I'm doing some work for my father's business and I have been setting up and playing with AdWords campaigns for the last couple of weeks. Anyway - I was wondering what happens if I set up two campaigns with specific location targeting, with one to targeting the entire state which my dad's business runs (Queensland), and a second campaign that targets the capital city in which my dad's business is primarily focused (Brisbane). I was just wondering if someone from Brisbane goes to Google and searches for a term that both campaigns are designed to rank for, which ad will come up? Does Google make it so the best performing one comes up? Or does it pick the more specific (ie city) ad to come up? Does it just rotate?... Thanks.
I can appreciate that Google isn't going to display the same site multiple times for the same keyword, but which ad campaign will Google choose to show? Because as it stands I'm setting up separate like 10 - 20 separate campaigns for the same site all targeting different cities and states of Australia so I can write more specific Ads to improve CTR and I'm just trying to work out which ad Google will display when there is a double up between the city and state, as in when someone in Brisbane, who is also located in Queensland, types in a keyword that both campaigns are associated with.
i understand that you are using same keywords for different campaigns but targeting different areas. You cant have the same keywords for different campaigns even if you are targeting differnet locations. even if you have same keyword, the keyword with good ctr and cpc will be shown.
Yes you can bid on the same keyword in multiple campaigns. Its perfectly allowed and I do it on almost every client I have. Google will show the text ad with the best QS and max cpc for its situation. So if you are targeting the whole state in one campaign and then just the city in another, mostly likely the statewide campaign will get most of the impressions since it will naturally get more impressions and clicks and build up history much faster. In other words its pointless unless... the state campaign some how does not include the city for targeting. Meaning you need to do the DMA targeting at the city level and choose every city but the one for just the local campaign In the local campaign, just pick just the city your business is located.

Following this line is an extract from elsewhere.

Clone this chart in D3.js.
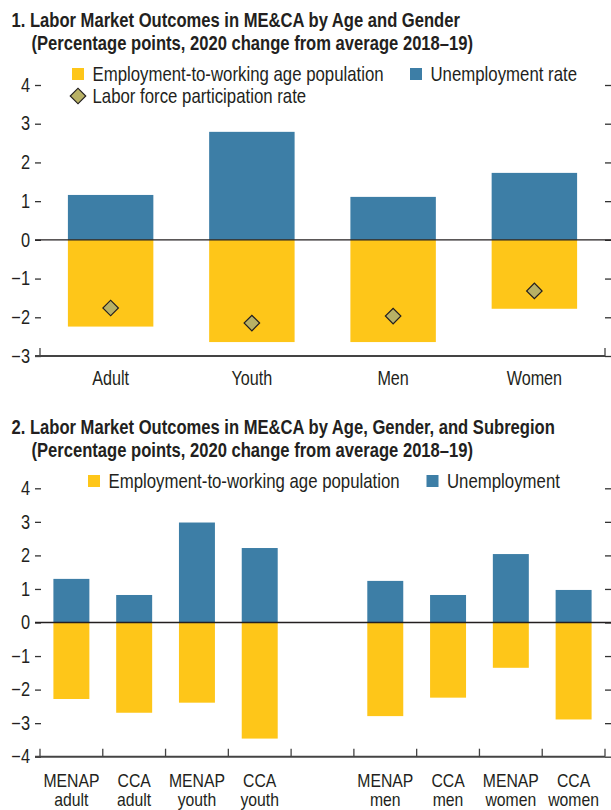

So if I think the the Ads with the city name in it will perform better, I need to make sure that I bid higher on the city terms at least initially until a good account history is built up? Then hopefully the better CTR, CPC and QS should have it rank more than the statewide ad. Is this correct? If this is the case how long would you say you'd need to be paying higher CPC on the city campaign ads until they have enough account history to stand alone Assuming they get around 25 impressions a day, and current have a CTR around 10 - 15%.